Kenya’s third President, Mwai Kibaki died on April 22, a day after Queen Elizabeth’s birthday and three months to the 44th anniversary of the death of Kenya’s founding president.
Kibaki died just three months after Charles Njonjo and two years after his predecessor Daniel arap Moi. With the passing of these three, it is truly the end of an era, 58 years after Independence.
The generation of Kenya’s founding fathers is no more. I am mindful that James Osogo served as an assistant minister in the first cabinet. But contested as it may be, I don’t consider him a founding father.

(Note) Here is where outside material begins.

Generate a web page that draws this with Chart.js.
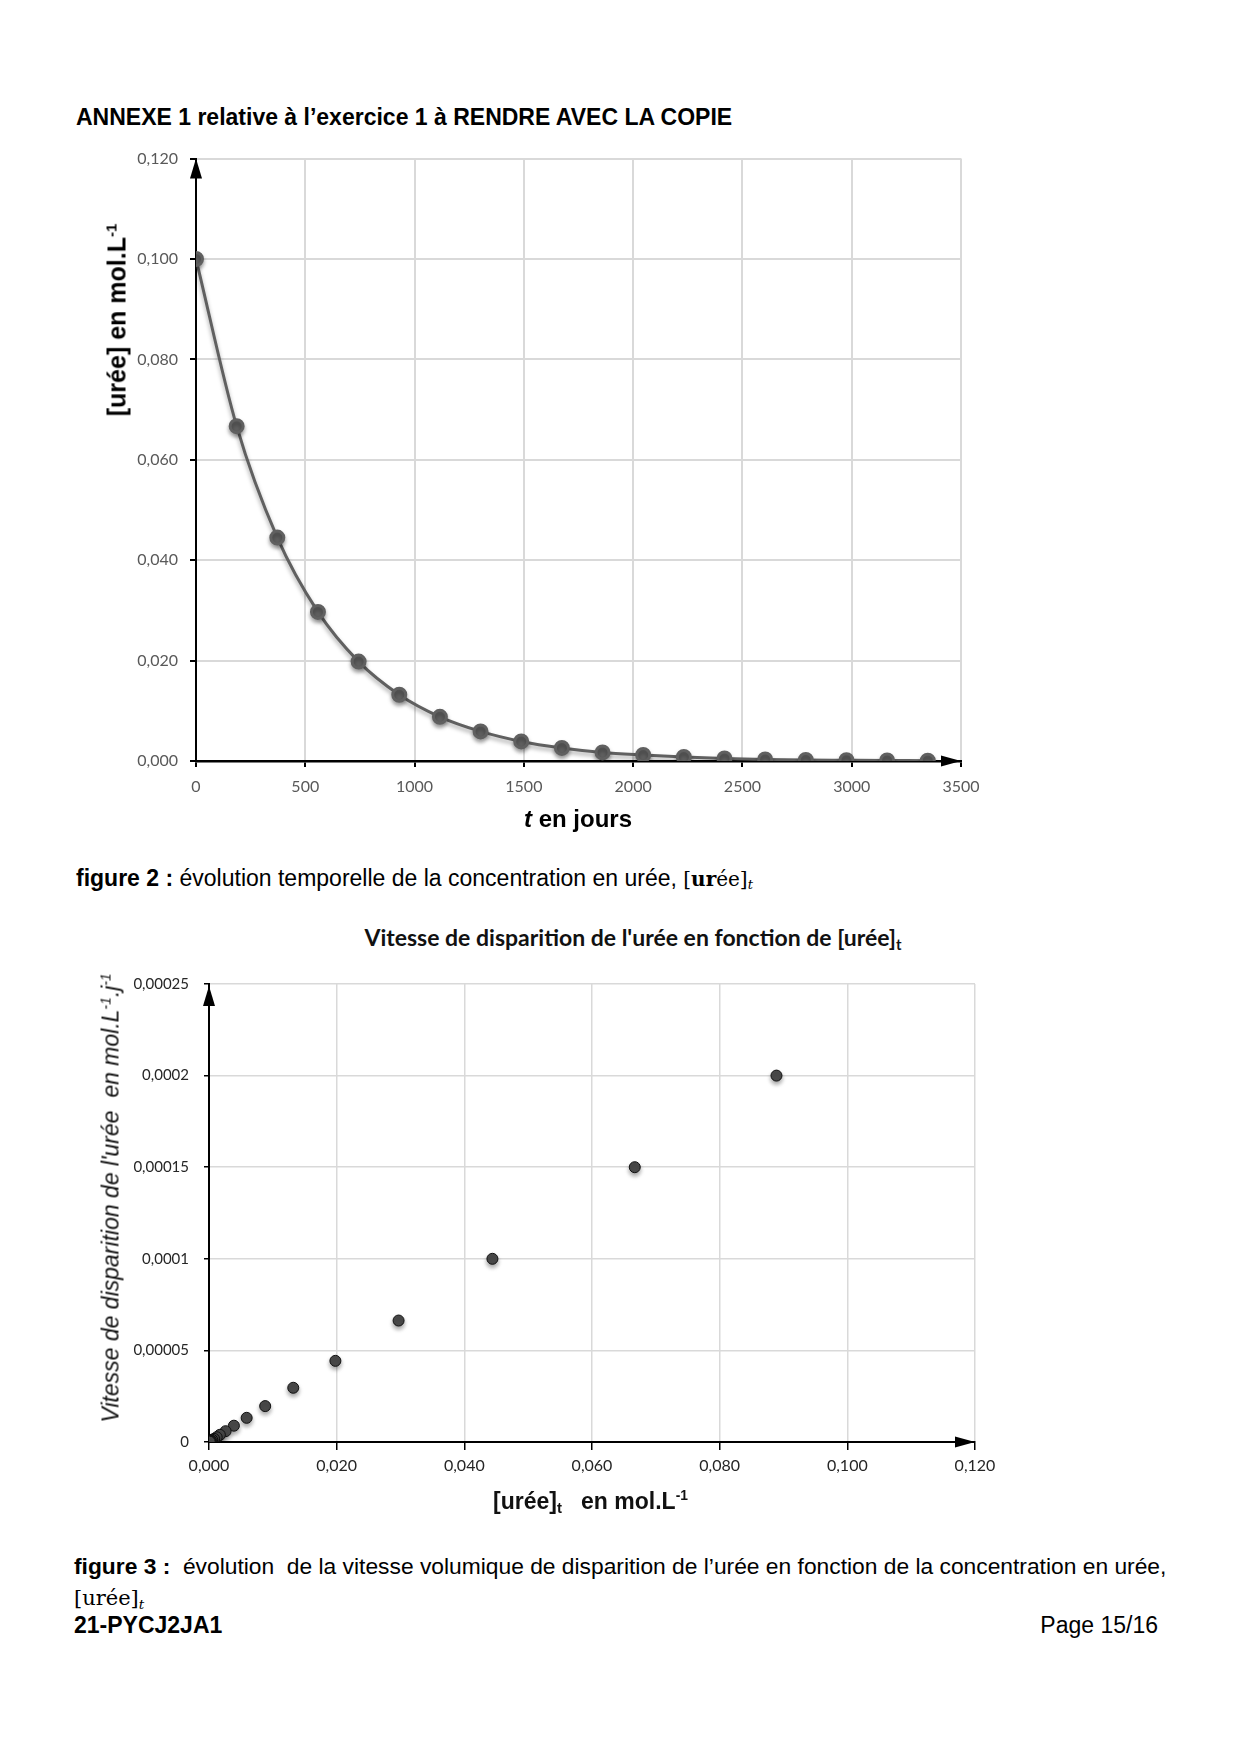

Kibaki had many distinctions, many firsts. Many stories will be told about his time here on earth; as son, brother, father and politician. Like all of us, he made friends and some enemies. As a leader, he made good calls and bad calls too. But on balance, the third president will go down in history as one of Kenya’s truly consequential presidents.
With Tom Mboya, Kibaki was the architect of Kenya’s Sessional Paper No. 10 of 1965. It is instructive that the Paper concedes that “One of our problems is to decide how much priority we should give in investing in less developed provinces”. Heroically, the Paper posits that “The purpose of development is not to develop an area, but to develop and make better off the people of the area”.
Honestly, I don’t understand what Kibaki and Mboya were thinking at the time. The Paper explicitly argued that “development money should be invested where it will yield the largest increase in net output”. The founding fathers advocated investment in development without regard to equity, injecting into our lexicon the fallacy of high versus low potential regions.
In 2002, 37 years later, Kibaki won the presidency with a historic 63 per cent landslide. His election galvanised a sense of renewal, national unity and a palpable determination by Kenyans to rebuild the economy, end corruption and banish tribalism and reinstate equitable distribution of resources.
But Kibaki’s presidency, along with the political records of his successor, Uhuru Kenyatta, Deputy President William Ruto and former Prime Minister Raila Odinga, is stained with the unspeakable horrors of the 2007-08 post-election violence. The country as we know it was on the brink of annihilation. The nascent and rickety quest for nationhood was battered by the gales of ethnic vitriol.
We must appreciate that presidential legacies are complex. Kibaki must take credit for the 2010 Constitution. Despite its shortcomings, it is a far-sighted document. Core provisions of the Constitution such as devolution must be debated and refined. Similarly, the provisions of chapters 2, 6 and 11 are lofty but we must constantly strive to live to the ideals of our most solemn covenant.
We must not forget free primary education, a Kibaki policy that expanded opportunity for millions of Kenyan children. Mwai Kibaki was also steadier pair of hands on the economy.
Rest in peace my President, fellow citizen.